Repeat the span of the entries below that starts at the line with "Convert this chart to Plotly code." and ends at the line with "import plotly.graph_objects as go", nothing more. Skip the pictures.

• Supplied data:
################

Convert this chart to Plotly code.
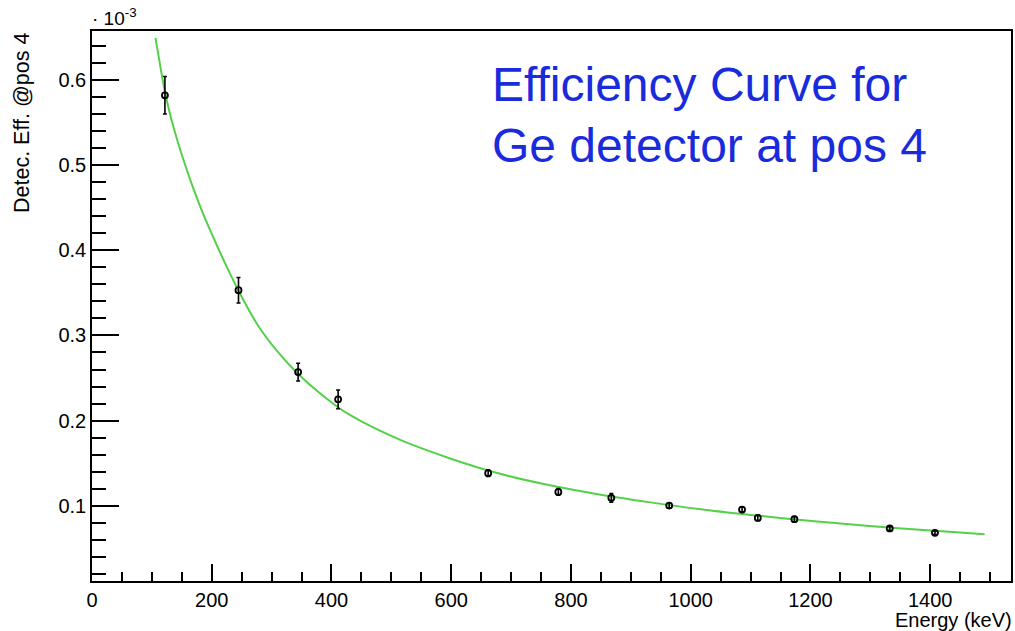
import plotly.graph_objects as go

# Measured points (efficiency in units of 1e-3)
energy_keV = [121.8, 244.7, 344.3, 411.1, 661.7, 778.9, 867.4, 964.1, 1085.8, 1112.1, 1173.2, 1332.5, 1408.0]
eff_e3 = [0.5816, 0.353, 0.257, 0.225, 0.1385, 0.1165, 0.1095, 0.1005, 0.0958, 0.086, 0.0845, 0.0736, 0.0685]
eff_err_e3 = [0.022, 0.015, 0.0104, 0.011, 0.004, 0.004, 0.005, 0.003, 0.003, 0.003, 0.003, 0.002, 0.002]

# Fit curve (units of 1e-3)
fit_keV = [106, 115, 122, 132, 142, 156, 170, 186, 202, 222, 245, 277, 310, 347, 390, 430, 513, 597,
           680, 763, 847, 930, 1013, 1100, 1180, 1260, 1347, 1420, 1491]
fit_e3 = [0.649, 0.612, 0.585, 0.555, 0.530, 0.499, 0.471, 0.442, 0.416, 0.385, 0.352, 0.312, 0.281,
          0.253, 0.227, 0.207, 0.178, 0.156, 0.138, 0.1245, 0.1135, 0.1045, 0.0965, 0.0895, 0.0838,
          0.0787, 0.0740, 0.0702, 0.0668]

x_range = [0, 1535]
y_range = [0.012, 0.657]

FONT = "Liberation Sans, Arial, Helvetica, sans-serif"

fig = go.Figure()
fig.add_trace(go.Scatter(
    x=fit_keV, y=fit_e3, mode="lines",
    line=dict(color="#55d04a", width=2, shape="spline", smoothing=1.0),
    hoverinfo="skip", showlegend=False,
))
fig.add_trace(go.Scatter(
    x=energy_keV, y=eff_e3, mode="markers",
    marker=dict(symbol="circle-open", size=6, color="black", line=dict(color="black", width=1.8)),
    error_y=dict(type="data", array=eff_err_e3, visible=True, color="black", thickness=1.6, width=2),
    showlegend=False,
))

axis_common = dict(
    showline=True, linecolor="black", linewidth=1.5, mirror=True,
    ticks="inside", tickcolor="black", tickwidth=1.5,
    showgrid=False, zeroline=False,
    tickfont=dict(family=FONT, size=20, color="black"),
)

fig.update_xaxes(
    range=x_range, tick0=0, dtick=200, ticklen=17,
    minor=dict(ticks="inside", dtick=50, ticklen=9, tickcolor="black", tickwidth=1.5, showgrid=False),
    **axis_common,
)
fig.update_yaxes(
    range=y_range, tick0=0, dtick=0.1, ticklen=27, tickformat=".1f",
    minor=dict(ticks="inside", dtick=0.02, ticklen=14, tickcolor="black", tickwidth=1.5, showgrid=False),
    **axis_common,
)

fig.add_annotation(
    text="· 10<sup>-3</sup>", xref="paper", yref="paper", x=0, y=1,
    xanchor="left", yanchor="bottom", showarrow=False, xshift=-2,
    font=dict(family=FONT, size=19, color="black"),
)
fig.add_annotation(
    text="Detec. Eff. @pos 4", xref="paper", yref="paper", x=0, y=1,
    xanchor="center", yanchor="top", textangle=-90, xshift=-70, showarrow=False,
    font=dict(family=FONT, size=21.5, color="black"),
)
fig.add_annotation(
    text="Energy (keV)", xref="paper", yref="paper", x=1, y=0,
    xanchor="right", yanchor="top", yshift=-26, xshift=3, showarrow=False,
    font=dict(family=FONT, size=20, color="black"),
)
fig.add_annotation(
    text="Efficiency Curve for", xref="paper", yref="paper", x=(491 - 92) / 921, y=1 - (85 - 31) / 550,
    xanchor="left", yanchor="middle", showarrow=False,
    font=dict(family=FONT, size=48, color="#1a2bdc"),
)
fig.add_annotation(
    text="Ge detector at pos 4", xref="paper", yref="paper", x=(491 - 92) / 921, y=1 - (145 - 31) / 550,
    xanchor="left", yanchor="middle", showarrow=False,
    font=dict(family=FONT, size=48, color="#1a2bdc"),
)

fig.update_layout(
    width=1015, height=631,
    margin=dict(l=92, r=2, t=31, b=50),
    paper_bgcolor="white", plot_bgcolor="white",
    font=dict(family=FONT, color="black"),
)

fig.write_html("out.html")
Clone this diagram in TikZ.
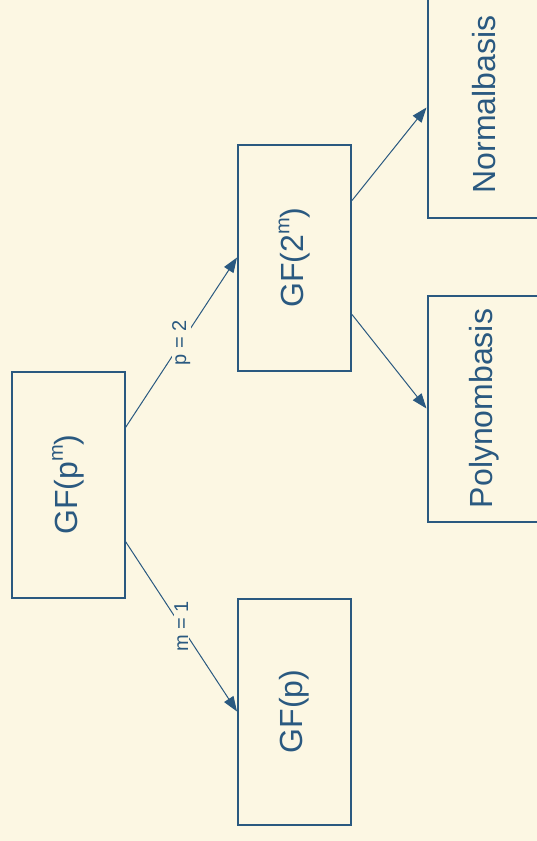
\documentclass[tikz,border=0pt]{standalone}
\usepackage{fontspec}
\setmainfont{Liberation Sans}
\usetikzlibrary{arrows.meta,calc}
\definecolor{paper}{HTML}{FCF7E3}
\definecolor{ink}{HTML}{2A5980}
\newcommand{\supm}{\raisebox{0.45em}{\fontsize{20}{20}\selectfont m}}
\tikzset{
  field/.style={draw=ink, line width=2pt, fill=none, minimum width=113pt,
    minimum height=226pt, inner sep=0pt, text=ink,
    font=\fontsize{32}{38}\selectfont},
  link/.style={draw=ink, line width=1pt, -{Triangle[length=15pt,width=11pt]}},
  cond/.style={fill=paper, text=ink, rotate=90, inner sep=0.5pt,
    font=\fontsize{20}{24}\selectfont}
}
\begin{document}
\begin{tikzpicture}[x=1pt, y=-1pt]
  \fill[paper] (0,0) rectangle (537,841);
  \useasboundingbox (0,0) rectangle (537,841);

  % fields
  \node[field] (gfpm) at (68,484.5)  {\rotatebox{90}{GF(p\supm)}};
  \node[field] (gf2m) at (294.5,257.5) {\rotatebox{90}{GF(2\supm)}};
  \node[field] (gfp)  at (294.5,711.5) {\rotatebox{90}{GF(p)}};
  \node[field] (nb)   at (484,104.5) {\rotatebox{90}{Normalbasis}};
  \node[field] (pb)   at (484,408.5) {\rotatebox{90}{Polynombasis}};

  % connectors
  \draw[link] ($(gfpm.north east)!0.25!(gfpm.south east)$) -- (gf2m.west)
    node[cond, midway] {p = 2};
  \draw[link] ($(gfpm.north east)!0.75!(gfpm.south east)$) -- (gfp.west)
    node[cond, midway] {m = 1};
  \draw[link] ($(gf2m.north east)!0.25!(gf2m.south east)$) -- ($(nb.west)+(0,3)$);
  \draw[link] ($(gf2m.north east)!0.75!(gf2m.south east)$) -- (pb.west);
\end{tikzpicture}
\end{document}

################

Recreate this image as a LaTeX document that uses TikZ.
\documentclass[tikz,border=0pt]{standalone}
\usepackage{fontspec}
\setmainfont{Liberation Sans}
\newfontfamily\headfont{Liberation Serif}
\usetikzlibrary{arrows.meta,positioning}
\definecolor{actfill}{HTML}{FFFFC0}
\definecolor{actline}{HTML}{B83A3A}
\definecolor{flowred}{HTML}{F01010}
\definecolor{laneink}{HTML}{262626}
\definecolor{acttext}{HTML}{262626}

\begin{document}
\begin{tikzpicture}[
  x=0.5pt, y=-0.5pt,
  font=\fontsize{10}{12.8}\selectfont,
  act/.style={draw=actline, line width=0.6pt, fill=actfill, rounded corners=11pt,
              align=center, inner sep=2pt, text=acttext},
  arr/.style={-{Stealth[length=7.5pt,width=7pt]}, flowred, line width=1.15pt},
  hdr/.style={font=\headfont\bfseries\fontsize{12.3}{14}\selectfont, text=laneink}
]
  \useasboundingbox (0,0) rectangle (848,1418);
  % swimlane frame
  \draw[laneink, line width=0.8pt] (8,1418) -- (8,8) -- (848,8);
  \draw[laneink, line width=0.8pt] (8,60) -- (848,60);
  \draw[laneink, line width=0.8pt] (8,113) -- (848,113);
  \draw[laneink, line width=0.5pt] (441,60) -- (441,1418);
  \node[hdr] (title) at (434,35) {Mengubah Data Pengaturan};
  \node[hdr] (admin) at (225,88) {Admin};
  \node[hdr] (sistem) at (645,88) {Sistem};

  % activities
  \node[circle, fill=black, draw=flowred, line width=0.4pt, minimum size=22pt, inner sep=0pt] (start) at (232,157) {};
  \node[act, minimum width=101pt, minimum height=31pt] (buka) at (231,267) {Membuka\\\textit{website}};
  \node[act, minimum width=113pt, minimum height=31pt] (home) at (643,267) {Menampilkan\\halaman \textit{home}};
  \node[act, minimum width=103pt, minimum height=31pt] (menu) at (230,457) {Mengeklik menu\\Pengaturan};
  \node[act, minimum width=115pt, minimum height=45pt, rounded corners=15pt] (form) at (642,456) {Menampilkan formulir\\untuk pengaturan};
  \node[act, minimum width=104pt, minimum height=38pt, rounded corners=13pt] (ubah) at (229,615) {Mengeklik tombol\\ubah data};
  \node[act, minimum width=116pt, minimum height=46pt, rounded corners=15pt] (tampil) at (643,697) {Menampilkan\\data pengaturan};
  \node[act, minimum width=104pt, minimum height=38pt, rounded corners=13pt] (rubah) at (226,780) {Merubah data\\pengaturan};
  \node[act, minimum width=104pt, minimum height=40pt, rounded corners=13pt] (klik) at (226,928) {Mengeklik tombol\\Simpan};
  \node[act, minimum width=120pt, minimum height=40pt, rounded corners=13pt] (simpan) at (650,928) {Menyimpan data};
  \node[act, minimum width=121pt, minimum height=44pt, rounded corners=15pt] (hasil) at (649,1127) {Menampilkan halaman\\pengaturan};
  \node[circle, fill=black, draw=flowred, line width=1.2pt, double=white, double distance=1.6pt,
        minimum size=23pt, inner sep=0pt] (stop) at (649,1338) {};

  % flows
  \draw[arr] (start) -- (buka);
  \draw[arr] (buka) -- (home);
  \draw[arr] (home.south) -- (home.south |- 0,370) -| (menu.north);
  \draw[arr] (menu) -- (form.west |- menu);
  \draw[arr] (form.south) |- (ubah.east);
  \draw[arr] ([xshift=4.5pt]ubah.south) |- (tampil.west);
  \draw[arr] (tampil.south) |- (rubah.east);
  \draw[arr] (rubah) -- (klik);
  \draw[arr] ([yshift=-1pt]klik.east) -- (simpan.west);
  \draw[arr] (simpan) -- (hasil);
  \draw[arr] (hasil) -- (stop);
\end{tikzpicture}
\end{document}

################

• Finished answer:
Convert this chart to Plotly code.
import plotly.graph_objects as go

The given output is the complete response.